The rotorcraft conformance monitoring gap is the most operationally alarming finding for airline crews operating in dense terminal airspace. The NTSB's final report on the January 2025 DCA mid-air collision between an American Airlines CRJ on final to Runway 33 and a U.S. Army helicopter operating above its assigned altitude documented more than 15,000 near-miss events between rotorcraft and commercial aircraft along the DCA helicopter route system between 2021 and 2024, with at least one TCAS resolution advisory per month going back to 2011. The corridor in question provided seventy-five feet of vertical separation from the final approach path. The FAA had received and not acted on an NTSB recommendation to require ADS-B In equipage for rotorcraft operating in Class B airspace prior to the collision. The architecture for closing the gap — mandatory ADS-B In, automated route-conformance monitoring integrated into controller workstations — was known and available. It was not deployed. For Part 121 and Part 135 operators flying approach corridors near Washington, New York, Los Angeles, and other metro areas with active helicopter route structures, the regulatory inaction documented here represents an ongoing, unmitigated exposure rather than a resolved historical event.

The third structural question — coordination infrastructure for the eVTOL middle layer — is the most consequential in terms of scale and timeline. Joby, Archer, BETA, and Wisk are scheduled to begin commercial operations this summer in airspace for which no traffic management infrastructure currently exists. The regulatory framework that will govern that airspace sits fragmented across multiple FAA offices and rulemaking processes, including the Office of Advanced Aviation Technologies, the Part 108 BVLOS rulemaking, the Part 146 Automated Data Service Provider framework, and the eVTOL Integration Pilot Program. The companies that will provide coordination services have not been selected. The authority, failure modes, and interaction protocols for a future coordination layer remain architecturally unresolved. For Part 91K and Part 135 operators whose routes transit urban terminal airspace — particularly those operating business jets and turboprops into downtown-adjacent airports in cities targeted for early eVTOL deployment — this is not a distant abstraction. It is an operational environment that will materialize without agreed coordination standards in place.

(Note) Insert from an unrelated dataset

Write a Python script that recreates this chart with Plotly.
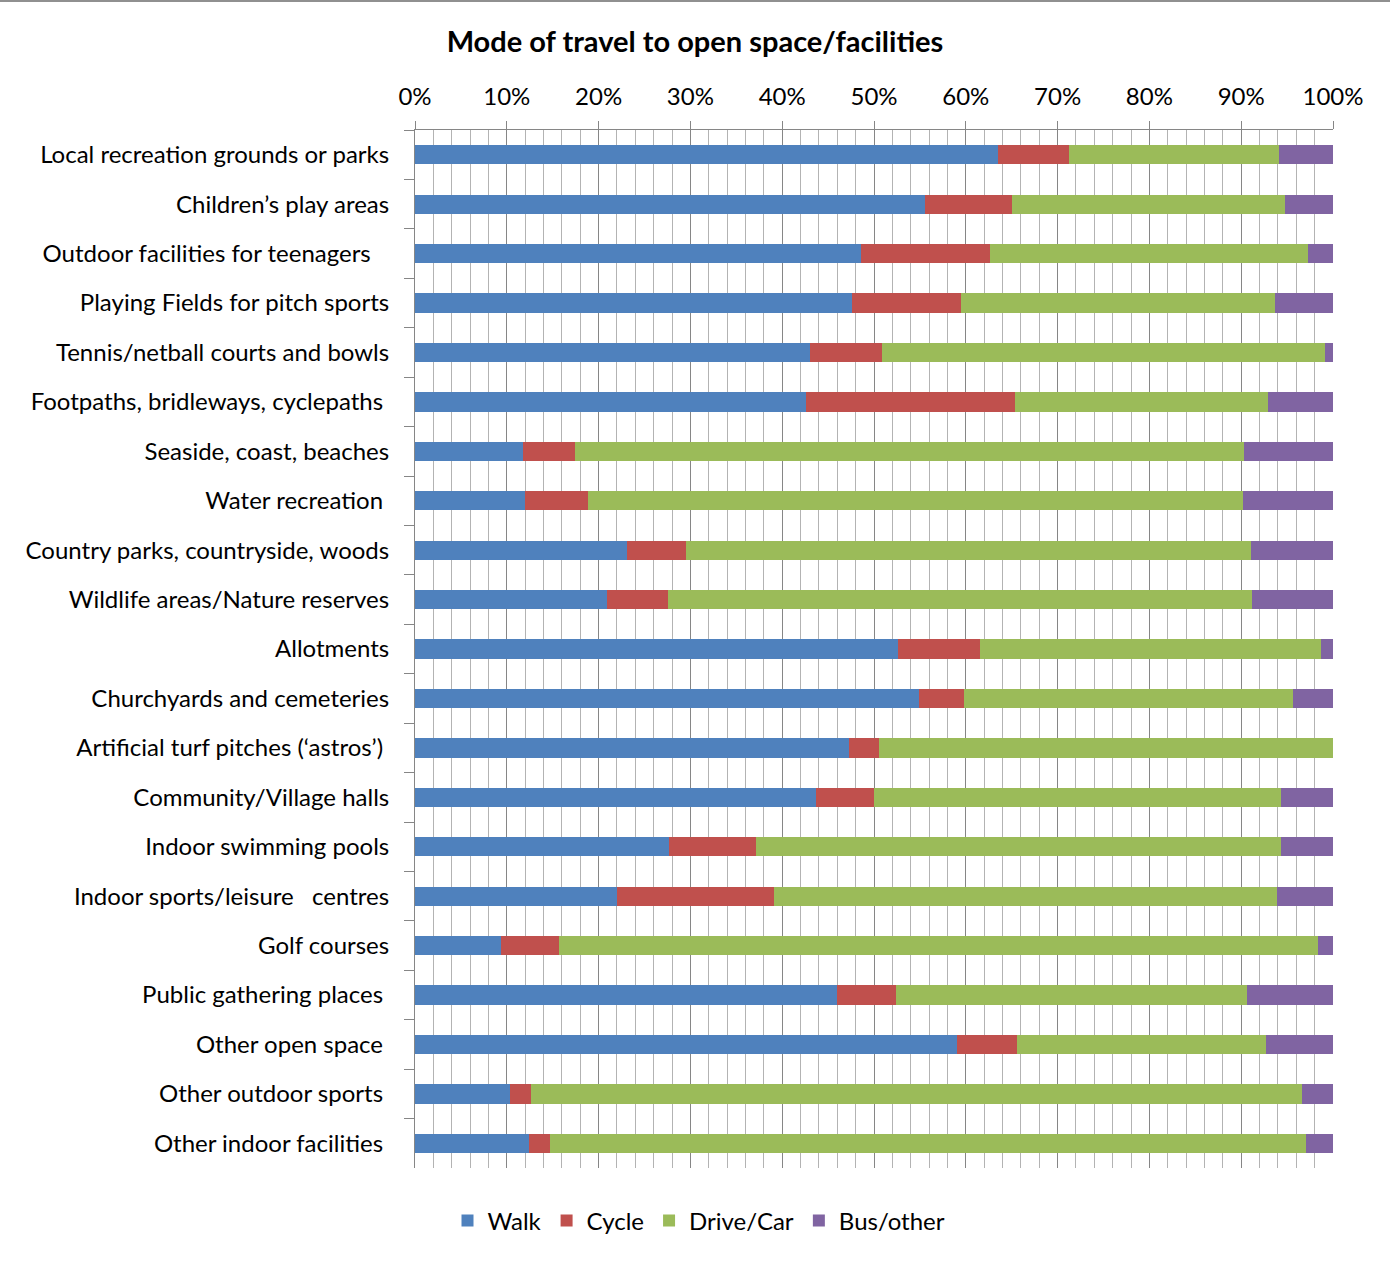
import plotly.graph_objects as go

# Categories (top to bottom) and share of each travel mode, in percent
categories = [
    "Local recreation grounds or parks",
    "Children\u2019s play areas",
    "Outdoor facilities for teenagers\u00a0\u00a0\u00a0",
    "Playing Fields for pitch sports",
    "Tennis/netball courts and bowls",
    "Footpaths, bridleways, cyclepaths\u00a0",
    "Seaside, coast, beaches",
    "Water recreation\u00a0",
    "Country parks, countryside, woods",
    "Wildlife areas/Nature reserves",
    "Allotments",
    "Churchyards and cemeteries",
    "Artificial turf pitches (\u2018astros\u2019)\u00a0",
    "Community/Village halls",
    "Indoor swimming pools",
    "Indoor sports/leisure\u00a0\u00a0\u00a0centres",
    "Golf courses",
    "Public gathering places\u00a0",
    "Other open space\u00a0",
    "Other outdoor sports\u00a0",
    "Other indoor facilities\u00a0",
]

walk = [63.5, 55.6, 48.6, 47.6, 43.0, 42.6, 11.8, 12.0, 23.1, 20.9, 52.6,
        54.9, 47.3, 43.7, 27.7, 22.0, 9.4, 46.0, 59.0, 10.3, 12.4]
cycle = [7.7, 9.4, 14.0, 11.9, 7.9, 22.8, 5.6, 6.8, 6.4, 6.7, 8.9,
         4.9, 3.2, 6.3, 9.4, 17.1, 6.3, 6.4, 6.6, 2.3, 2.3]
drive = [22.9, 29.8, 34.7, 34.2, 48.2, 27.5, 72.9, 71.4, 61.6, 63.6, 37.2,
         35.8, 49.5, 44.3, 57.2, 54.8, 82.7, 38.2, 27.1, 84.0, 82.4]
bus = [5.9, 5.2, 2.7, 6.3, 0.9, 7.1, 9.7, 9.8, 8.9, 8.8, 1.3,
       4.4, 0.0, 5.7, 5.7, 6.1, 1.6, 9.4, 7.3, 3.4, 2.9]

series = [
    ("Walk", walk, "#4F81BD"),
    ("Cycle", cycle, "#C0504D"),
    ("Drive/Car", drive, "#9BBB59"),
    ("Bus/other", bus, "#8064A2"),
]

FONT = "Lato, 'Open Sans', sans-serif"
TEXT_SIZE = 24
AXIS_GREY = "#868686"

fig = go.Figure()
for name, vals, color in series:
    fig.add_trace(go.Bar(
        y=categories,
        x=[v / 100 for v in vals],
        name=name,
        orientation="h",
        marker=dict(color=color, line=dict(width=0)),
    ))

W, H = 1390, 1261
L, R, T, B = 415, 57, 130, 93
plot_w = W - L - R
plot_h = H - T - B

fig.update_layout(
    width=W,
    height=H,
    margin=dict(l=L, r=R, t=T, b=B),
    barmode="stack",
    bargap=0.61,
    plot_bgcolor="white",
    paper_bgcolor="white",
    font=dict(family=FONT, size=TEXT_SIZE, color="black"),
    title=dict(
        text="<b>Mode of travel to open space/facilities</b>",
        x=0.5, xref="container", xanchor="center",
        y=1 - 42 / H, yref="container", yanchor="middle",
        font=dict(family=FONT, size=29, color="black"),
    ),
    legend=dict(
        orientation="h",
        x=(W / 2 + 4 - L) / plot_w, xanchor="center",
        y=-(1221 - (T + plot_h)) / plot_h, yanchor="middle",
        font=dict(family=FONT, size=TEXT_SIZE, color="black"),
        traceorder="normal",
        itemwidth=30,
    ),
    showlegend=True,
)

fig.update_xaxes(
    side="top",
    range=[0, 1],
    tick0=0,
    dtick=0.1,
    tickformat=".0%",
    ticks="outside",
    ticklen=8,
    tickcolor=AXIS_GREY,
    showline=True,
    linecolor=AXIS_GREY,
    linewidth=1,
    showgrid=True,
    gridcolor=AXIS_GREY,
    gridwidth=1,
    zeroline=False,
    minor=dict(dtick=0.02, showgrid=True, gridcolor="#b3b3b3", gridwidth=1, ticks=""),
    ticklabelstandoff=6,
    tickfont=dict(family=FONT, size=TEXT_SIZE, color="black"),
    fixedrange=True,
)

fig.update_yaxes(
    autorange="reversed",
    showgrid=False,
    showline=True,
    linecolor=AXIS_GREY,
    linewidth=1,
    ticks="outside",
    tickson="boundaries",
    ticklen=10,
    tickcolor=AXIS_GREY,
    ticklabelstandoff=20,
    tickfont=dict(family=FONT, size=TEXT_SIZE, color="black"),
    fixedrange=True,
)

# thin grey rule along the very top of the figure
fig.add_shape(
    type="line", xref="paper", yref="paper",
    x0=-L / plot_w, x1=(W - L) / plot_w,
    y0=1 + (T - 1) / plot_h, y1=1 + (T - 1) / plot_h,
    line=dict(color="#909090", width=2),
)

fig.write_html("out.html")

The broader pattern Bianco identifies has direct bearing on how flight departments and aviation operators should read FAA regulatory signals over the coming legislative cycle. When a high-profile procurement dominates agency and congressional bandwidth, it is historically common for operationally critical but lower-visibility rulemaking to stall. The three gaps documented here — undetectable surface vehicles, unmonitored rotorcraft conformance, and an unpopulated eVTOL coordination layer — share the characteristic of being technically solvable, architecturally understood, and politically unattended. Operators who rely on regulatory infrastructure as a backstop to crew vigilance and procedural compliance are operating with a smaller backstop than the installed-equipment baseline implies. The analysis reinforces an older principle in aviation risk management: the absence of an accident since the last failure is not evidence that the system corrected the failure mode, only that the geometry of the next event has not yet presented itself.